Quintessentially Norwich, The Lanes are one of the most popular areas in the city. A collection of small lanes, alleyways and streets, jam-packed with charm, it’s no wonder this makes our list.
Nestled side by side throughout the Norwich Lanes are independent shops, restaurants and galleries. There’s plenty to discover here. From antiques housed in beautiful churches, and a cinema in a 14th century medieval merchant house, to the Maddermarket Theatre which has staged performances since 1921, and The Guildhall, England’s largest medieval city hall.
The independent heart of the city, this is the place to go for unique finds, artisan coffee shops, cutting-edge clothing and more.
The Plantation Garden is truly a hidden gem in Norwich. Tucked away just a minutes stroll from The Cathedral of St John the Baptist, this 3-acre Grade II listed Victorian garden is the perfect spot for a romantic walk or relaxed picnic. With a huge gothic fountain, flower beds and an Italianate terrace, you’ll be amazed at how many beautiful things you’ll discover there.
Entry is only £2 in an honesty box and there’s no need to book ahead.
Searching for an Instagram-worthy location? Or want to transport yourself back in time? Then our most complete medieval street in the city, and perhaps its most famous, is the place to go.
Elm Hill. A beautiful cobbled street with historic houses, specialty shops and small cafes, it’s a must-see. Make sure to check out The Britons Arms. The only survivor of a fire in 1507 that destroyed the rest of the buildings on the street, which all had to be rebuilt.
The University of East Anglia is home to a beautiful lake, surrounded by trees and meadows, that’s perfect for walking. Not to mention its iconic student accommodation, the Grade II listed Ziggurats. Ideal for those interested in architecture or photography lovers.
On site at the campus is the award-winning Norman Foster designed Sainsbury Centre for Visual Arts. An art gallery and museum, it houses a permanent collection which is free to view, and hosts regular exhibitions. Set aside some time to explore its Sculpture Park as well, set within 350 acres of parkland and featuring outstanding art for all to enjoy.
For some of the best views of Norwich, head up to Mousehold Heath, just north of the city centre. Park up for free and explore the heathland and woodland – there’s 184 acres to discover! Uncover the wildlife that lives there, which includes birds, lizards, dragonflies and small mammals. Or perhaps enjoy a romantic picnic overlooking the city. Or you can even take the whole family to the pitch and putt for a fun day out.
Not many people know this, but Norwich is the only city in the country within a national park; The Broads National Park. And just 2 miles from the city centre is Whitlingham Country Park, with 280 acres of nature to enjoy. And it’s free to visit!
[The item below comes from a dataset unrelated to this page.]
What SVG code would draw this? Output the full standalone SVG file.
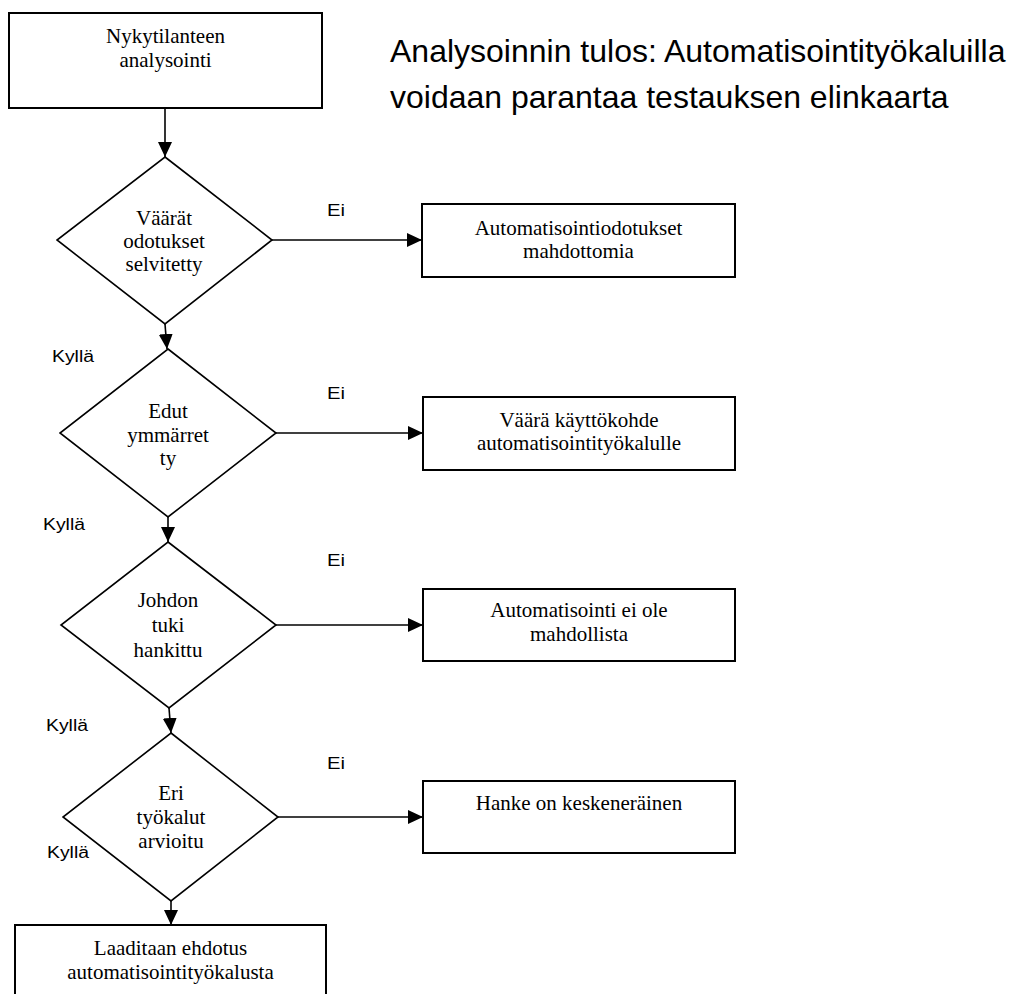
<svg xmlns="http://www.w3.org/2000/svg" width="1015" height="994" viewBox="0 0 1015 994">
  <style>
    .box { fill: #ffffff; stroke: #000000; stroke-width: 2; }
    .dia { fill: #ffffff; stroke: #000000; stroke-width: 1.6; }
    .edge { fill: none; stroke: #000000; stroke-width: 1.6; marker-end: url(#arrow); }
    .lbl { font-family: "Liberation Serif", "Times New Roman", serif; font-size: 21px; fill: #000000; text-anchor: middle; }
    .tag { font-family: "Liberation Sans", Arial, sans-serif; font-size: 16px; fill: #000000; }
    .title { font-family: "Liberation Sans", Arial, sans-serif; font-size: 32px; fill: #000000; }
  </style>
  <defs>
    <marker id="arrow" markerUnits="userSpaceOnUse" markerWidth="15" markerHeight="14" refX="15" refY="7" orient="auto">
      <path d="M0,0 L15,7 L0,14 Z" fill="#000000"/>
    </marker>
  </defs>
  <rect width="1015" height="994" fill="#ffffff"/>

  <!-- heading -->
  <g id="heading">
    <text class="title" x="390" y="62">Analysoinnin tulos: Automatisointityökaluilla</text>
    <text class="title" x="390" y="108">voidaan parantaa testauksen elinkaarta</text>
  </g>

  <!-- connectors -->
  <g id="connectors">
    <line class="edge" x1="165" y1="108" x2="165" y2="157"/>
    <line class="edge" x1="165" y1="324" x2="167" y2="349"/>
    <line class="edge" x1="168" y1="517" x2="168" y2="542"/>
    <line class="edge" x1="169" y1="708" x2="171" y2="733"/>
    <line class="edge" x1="171" y1="901" x2="171" y2="925"/>
    <line class="edge" x1="272" y1="240" x2="422" y2="240"/>
    <line class="edge" x1="276" y1="433" x2="423" y2="433"/>
    <line class="edge" x1="276" y1="625" x2="423" y2="625"/>
    <line class="edge" x1="278" y1="817" x2="423" y2="817"/>
    <text class="tag" x="327" y="216" textLength="18" lengthAdjust="spacingAndGlyphs">Ei</text>
    <text class="tag" x="327" y="399" textLength="18" lengthAdjust="spacingAndGlyphs">Ei</text>
    <text class="tag" x="327" y="566" textLength="18" lengthAdjust="spacingAndGlyphs">Ei</text>
    <text class="tag" x="327" y="769" textLength="18" lengthAdjust="spacingAndGlyphs">Ei</text>
    <text class="tag" x="52" y="362" textLength="42" lengthAdjust="spacingAndGlyphs">Kyllä</text>
    <text class="tag" x="43" y="530" textLength="42" lengthAdjust="spacingAndGlyphs">Kyllä</text>
    <text class="tag" x="46" y="731" textLength="42" lengthAdjust="spacingAndGlyphs">Kyllä</text>
    <text class="tag" x="47" y="858" textLength="42" lengthAdjust="spacingAndGlyphs">Kyllä</text>
  </g>

  <g id="start">
    <rect class="box" x="9" y="13" width="313" height="95"/>
    <text class="lbl" x="165.5" y="43">Nykytilanteen</text>
    <text class="lbl" x="165.5" y="67">analysointi</text>
  </g>

  <g id="q-expectations">
    <polygon class="dia" points="165,157 272,240 165,324 57,240"/>
    <text class="lbl" x="164" y="225">Väärät</text>
    <text class="lbl" x="164" y="248">odotukset</text>
    <text class="lbl" x="164" y="271">selvitetty</text>
  </g>

  <g id="q-benefits">
    <polygon class="dia" points="168,349 276,433 168,517 60,433"/>
    <text class="lbl" x="168" y="418">Edut</text>
    <text class="lbl" x="168" y="442">ymmärret</text>
    <text class="lbl" x="168" y="465">ty</text>
  </g>

  <g id="q-management">
    <polygon class="dia" points="168,542 276,625 169,708 61,625"/>
    <text class="lbl" x="168" y="607">Johdon</text>
    <text class="lbl" x="168" y="632">tuki</text>
    <text class="lbl" x="168" y="657">hankittu</text>
  </g>

  <g id="q-tools">
    <polygon class="dia" points="171,733 278,817 171,901 63,817"/>
    <text class="lbl" x="171" y="800">Eri</text>
    <text class="lbl" x="171" y="824">työkalut</text>
    <text class="lbl" x="171" y="848">arvioitu</text>
  </g>

  <g id="out-impossible">
    <rect class="box" x="422" y="204" width="313" height="73"/>
    <text class="lbl" x="578.5" y="235">Automatisointiodotukset</text>
    <text class="lbl" x="578.5" y="258">mahdottomia</text>
  </g>

  <g id="out-wrong-target">
    <rect class="box" x="423" y="397" width="312" height="73"/>
    <text class="lbl" x="579" y="427">Väärä käyttökohde</text>
    <text class="lbl" x="579" y="450">automatisointityökalulle</text>
  </g>

  <g id="out-not-possible">
    <rect class="box" x="423" y="589" width="312" height="72"/>
    <text class="lbl" x="579" y="617">Automatisointi ei ole</text>
    <text class="lbl" x="579" y="641">mahdollista</text>
  </g>

  <g id="out-unfinished">
    <rect class="box" x="423" y="781" width="312" height="72"/>
    <text class="lbl" x="579" y="810">Hanke on keskeneräinen</text>
  </g>

  <g id="proposal">
    <rect class="box" x="15" y="925" width="311" height="80"/>
    <text class="lbl" x="170.5" y="955">Laaditaan ehdotus</text>
    <text class="lbl" x="170.5" y="979">automatisointityökalusta</text>
  </g>
</svg>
Take a bike ride around the broad before stopping at the cafe for refreshments. Or if you’re feeling a little adventurous, why not get out on the water with kayaking, sailing, windsurfing and more available with Whitlingham Adventure.
Norwich may not be the biggest city out there, but its art and culture offering is surely one of the largest around.
There are a whole host of incredible theaters in the city, with a wide range of programming. From West End musicals to fringe shows and comedy nights.
Visit Norwich Theatre Royal on Theatre Street for outstanding touring productions, the Norwich Playhouse for fringe favourites (and a brilliant bar), and the Norwich Puppet Theatre, housed in a Grade I listed church, for family fun.
Don’t forget to visit the city during May, where the Norfolk and Norwich Festival takes place. The annual festival which spans 17 days, features a world-class programme of music, theatre, literature and more across the city.
A unique, Grade I listed medieval trading hall, Dragon Hall is also home to the National Centre for Writing.
The National Centre for Writing celebrates and supports creative writing and literary translation, with an ongoing programme of collaborations and projects. The centre hosts literary events throughout the year, and there are semi-regular tours of Dragon Hall itself throughout the year.
A unique space right in the centre of the city, The Forum is the heart of community events in Norwich. Designed by award-winning architect, Sir Michael Hopkins, it’s home to film festivals, science festivals, makers festivals, shopping and food fairs and more all throughout the year. Plus, it’s home to the most popular public library in the UK, a cafe and a restaurant.
Just opposite The Forum is St Peter Mancroft. The largest church in Norwich after the two cathedrals, it has stood in the centre of the city for almost 600 years. The church is open to visitors and for private prayer, and hosts exhibitions.
In October 2021, it will be home to Gaia, a 6 metre in diameter art installation created by Luke Jerram, depicting the Earth.
The Museum of Norwich at the Bridewell is the perfect place to go to round off a trip to Norwich. Telling the story of Norwich’s industries, and the people who lived here from medieval to modern day, it showcases the cities history and achievements.
Temporary exhibitions and events are listed on its website, with admission only £6.70 for adults and £6.20 for children. Plan ahead and visit when there’s tours of the 14th century undercroft below the building.
Head away from the main shopping streets and towards the Norman Cathedral which dominates the Norfolk skyline with its famous 315-foot spire. Discover the Ethelbert Gate which was constructed as penance for the city’s excommunication. Or visit Elm Hill, one of the most complete medieval streets in the UK. And Cow Tower has defended the River Wensum since the 1300s. Once a market, Tombland has been the hub of city nightlife for decades. Norwich Cathedral Quarter is one of the city’s most popular spots, there’s plenty to see when you visit.